WRITTEN EXERCISE: Without including the pictures, copy out every line below.

=-=-=

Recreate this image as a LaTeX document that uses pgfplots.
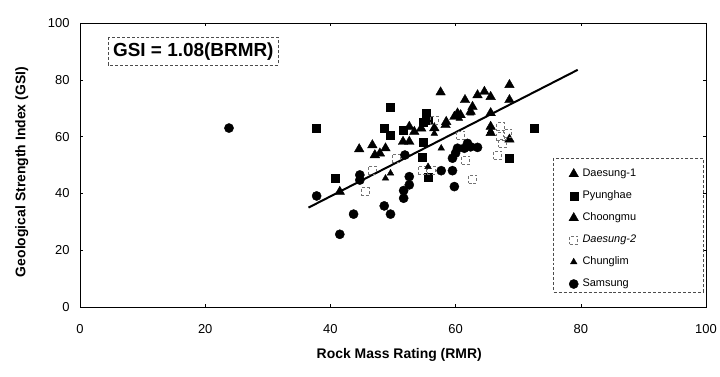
\documentclass[border=0pt]{standalone}
\usepackage{pgfplots}
\pgfplotsset{compat=1.18}
\usepackage{fontspec}
\setmainfont{Liberation Sans}
\begin{document}
\begin{tikzpicture}[x=1bp,y=1bp]
\useasboundingbox (0,0) rectangle (720,376);
\begin{axis}[
 at={(80bp,69bp)}, anchor=south west,
 width=626bp, height=284bp, scale only axis,
 xmin=0,xmax=100,ymin=0,ymax=100,
 xtick={0,20,...,100}, ytick={0,20,...,100},
 tick align=inside, major tick length=3bp,
 tick style={black, line width=0.4bp},
 axis line style={line width=0.7bp},
 /pgf/number format/assume math mode=true,
 ticklabel style={font=\fontsize{13}{15}\selectfont},
 xticklabel style={yshift=-14bp},
 yticklabel style={xshift=-7bp},
 xlabel={Rock Mass Rating (RMR)}, ylabel={Geological Strength Index (GSI)},
 label style={font=\bfseries\fontsize{14}{16}\selectfont},
 xlabel style={at={(axis description cs:0.51,-0.169)}, anchor=center},
 ylabel style={at={(axis description cs:-0.093,0.475)}, anchor=center},
 legend style={at={(axis cs:77.6,49.8)}, anchor=north west, draw=none, fill=none,
   font=\fontsize{11}{12}\selectfont, row sep=9.5bp,
   nodes={inner sep=1bp, text height=8bp, text depth=2.5bp},
   /tikz/every odd column/.style={column sep=3bp}},
 legend cell align=left,
]
\addplot[only marks, mark=triangle*, mark size=5.5bp, black] coordinates {
(57.6,75.6) (68.6,78.2) (63.5,74.6) (64.6,75.8) (65.6,74.0) (61.5,72.9) (68.6,72.9)
(62.7,70.5) (62.4,68.8) (65.6,68.3) (59.8,67.0) (60.8,67.6) (58.4,64.1) (60.3,68.2)
};
\addlegendentry{Daesung-1}
\addplot[only marks, mark=square*, mark size=4bp, black] coordinates {
(49.6,70.5) (37.7,62.9) (55.3,68.2) (55.6,65.8) (54.8,65.2) (48.6,62.9) (49.6,60.6)
(51.6,62.3) (72.5,62.9) (54.8,58.2) (54.6,52.9) (68.6,52.4) (55.6,45.7) (40.7,45.3)
};
\addlegendentry{Pyunghae}
\addplot[only marks, mark=triangle*, mark size=5.5bp, black] coordinates {
(52.6,63.5) (53.4,61.7) (54.5,62.9) (56.6,63.0) (65.6,63.5) (65.6,61.3) (68.6,59.0)
(51.6,58.2) (52.6,58.2) (44.6,55.6) (46.7,57.0) (48.8,55.9) (47.1,53.5) (47.9,54.1)
(41.5,40.6) (58.5,65.2)
};
\addlegendentry{Choongmu}
\addplot[only marks, mark=square, mark size=4bp, mark options={draw=black!55, densely dashed, line width=0.6bp, fill=white}] coordinates {
(56.6,65.8) (50.5,52.4) (46.7,48.2) (54.6,48.2) (56.1,48.2) (61.6,51.8) (62.7,45.1)
(66.7,53.5) (67.2,63.5) (68.3,61.2) (67.2,60.0) (67.5,57.6) (45.5,40.6) (60.8,60.6)
};
\addlegendentry{\itshape Daesung-2}
\addplot[only marks, mark=triangle*, mark size=3.8bp, black] coordinates {
(48.8,45.3) (49.6,47.1) (55.6,49.4) (56.6,61.1) (57.7,55.9) (60.6,66.4) (62.4,68.2)
(65.6,62.0)
};
\addlegendentry{Chunglim}
\addplot[only marks, mark=*, mark size=4.6bp, black] coordinates {
(23.8,63.0) (37.8,39.1) (44.7,46.5) (44.7,44.7) (51.9,53.5) (52.6,45.9) (52.6,43.0)
(51.7,41.0) (51.7,38.3) (48.6,35.6) (49.6,32.7) (43.7,32.7) (41.5,25.6) (57.7,48.0)
(59.5,48.0) (59.5,52.4) (59.8,42.4) (60.3,55.9) (61.4,55.9) (62.4,56.4) (63.5,56.2)
(61.9,57.6) (60.0,54.2)
};
\addlegendentry{Samsung}
\addplot[black, line width=2bp, forget plot] coordinates {(36.5,35.0) (79.5,83.5)};
\draw[black!70, densely dashed, line width=0.5bp] (axis cs:75.6,52.5) rectangle (axis cs:99.6,5.3);
\draw[black!70, densely dashed, line width=0.5bp] (axis cs:4.5,95) rectangle (axis cs:31.6,85.2);
\node[font=\bfseries\fontsize{19}{21}\selectfont, anchor=center] at (axis cs:18.1,90.1) {GSI = 1.08(BRMR)};
\end{axis}
\end{tikzpicture}
\end{document}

=-=-=

SOLUTION TO THIS TASK:
Recreate this image as a LaTeX document that uses pgfplots.
\documentclass[border=0pt]{standalone}
\usepackage{pgfplots}
\pgfplotsset{compat=1.18}
\usepackage{fontspec}
\setmainfont{Liberation Sans}
\begin{document}
\begin{tikzpicture}[x=1bp,y=1bp]
\useasboundingbox (0,0) rectangle (720,376);
\begin{axis}[
 at={(80bp,69bp)}, anchor=south west,
 width=626bp, height=284bp, scale only axis,
 xmin=0,xmax=100,ymin=0,ymax=100,
 xtick={0,20,...,100}, ytick={0,20,...,100},
 tick align=inside, major tick length=3bp,
 tick style={black, line width=0.4bp},
 axis line style={line width=0.7bp},
 /pgf/number format/assume math mode=true,
 ticklabel style={font=\fontsize{13}{15}\selectfont},
 xticklabel style={yshift=-14bp},
 yticklabel style={xshift=-7bp},
 xlabel={Rock Mass Rating (RMR)}, ylabel={Geological Strength Index (GSI)},
 label style={font=\bfseries\fontsize{14}{16}\selectfont},
 xlabel style={at={(axis description cs:0.51,-0.169)}, anchor=center},
 ylabel style={at={(axis description cs:-0.093,0.475)}, anchor=center},
 legend style={at={(axis cs:77.6,49.8)}, anchor=north west, draw=none, fill=none,
   font=\fontsize{11}{12}\selectfont, row sep=9.5bp,
   nodes={inner sep=1bp, text height=8bp, text depth=2.5bp},
   /tikz/every odd column/.style={column sep=3bp}},
 legend cell align=left,
]
\addplot[only marks, mark=triangle*, mark size=5.5bp, black] coordinates {
(57.6,75.6) (68.6,78.2) (63.5,74.6) (64.6,75.8) (65.6,74.0) (61.5,72.9) (68.6,72.9)
(62.7,70.5) (62.4,68.8) (65.6,68.3) (59.8,67.0) (60.8,67.6) (58.4,64.1) (60.3,68.2)
};
\addlegendentry{Daesung-1}
\addplot[only marks, mark=square*, mark size=4bp, black] coordinates {
(49.6,70.5) (37.7,62.9) (55.3,68.2) (55.6,65.8) (54.8,65.2) (48.6,62.9) (49.6,60.6)
(51.6,62.3) (72.5,62.9) (54.8,58.2) (54.6,52.9) (68.6,52.4) (55.6,45.7) (40.7,45.3)
};
\addlegendentry{Pyunghae}
\addplot[only marks, mark=triangle*, mark size=5.5bp, black] coordinates {
(52.6,63.5) (53.4,61.7) (54.5,62.9) (56.6,63.0) (65.6,63.5) (65.6,61.3) (68.6,59.0)
(51.6,58.2) (52.6,58.2) (44.6,55.6) (46.7,57.0) (48.8,55.9) (47.1,53.5) (47.9,54.1)
(41.5,40.6) (58.5,65.2)
};
\addlegendentry{Choongmu}
\addplot[only marks, mark=square, mark size=4bp, mark options={draw=black!55, densely dashed, line width=0.6bp, fill=white}] coordinates {
(56.6,65.8) (50.5,52.4) (46.7,48.2) (54.6,48.2) (56.1,48.2) (61.6,51.8) (62.7,45.1)
(66.7,53.5) (67.2,63.5) (68.3,61.2) (67.2,60.0) (67.5,57.6) (45.5,40.6) (60.8,60.6)
};
\addlegendentry{\itshape Daesung-2}
\addplot[only marks, mark=triangle*, mark size=3.8bp, black] coordinates {
(48.8,45.3) (49.6,47.1) (55.6,49.4) (56.6,61.1) (57.7,55.9) (60.6,66.4) (62.4,68.2)
(65.6,62.0)
};
\addlegendentry{Chunglim}
\addplot[only marks, mark=*, mark size=4.6bp, black] coordinates {
(23.8,63.0) (37.8,39.1) (44.7,46.5) (44.7,44.7) (51.9,53.5) (52.6,45.9) (52.6,43.0)
(51.7,41.0) (51.7,38.3) (48.6,35.6) (49.6,32.7) (43.7,32.7) (41.5,25.6) (57.7,48.0)
(59.5,48.0) (59.5,52.4) (59.8,42.4) (60.3,55.9) (61.4,55.9) (62.4,56.4) (63.5,56.2)
(61.9,57.6) (60.0,54.2)
};
\addlegendentry{Samsung}
\addplot[black, line width=2bp, forget plot] coordinates {(36.5,35.0) (79.5,83.5)};
\draw[black!70, densely dashed, line width=0.5bp] (axis cs:75.6,52.5) rectangle (axis cs:99.6,5.3);
\draw[black!70, densely dashed, line width=0.5bp] (axis cs:4.5,95) rectangle (axis cs:31.6,85.2);
\node[font=\bfseries\fontsize{19}{21}\selectfont, anchor=center] at (axis cs:18.1,90.1) {GSI = 1.08(BRMR)};
\end{axis}
\end{tikzpicture}
\end{document}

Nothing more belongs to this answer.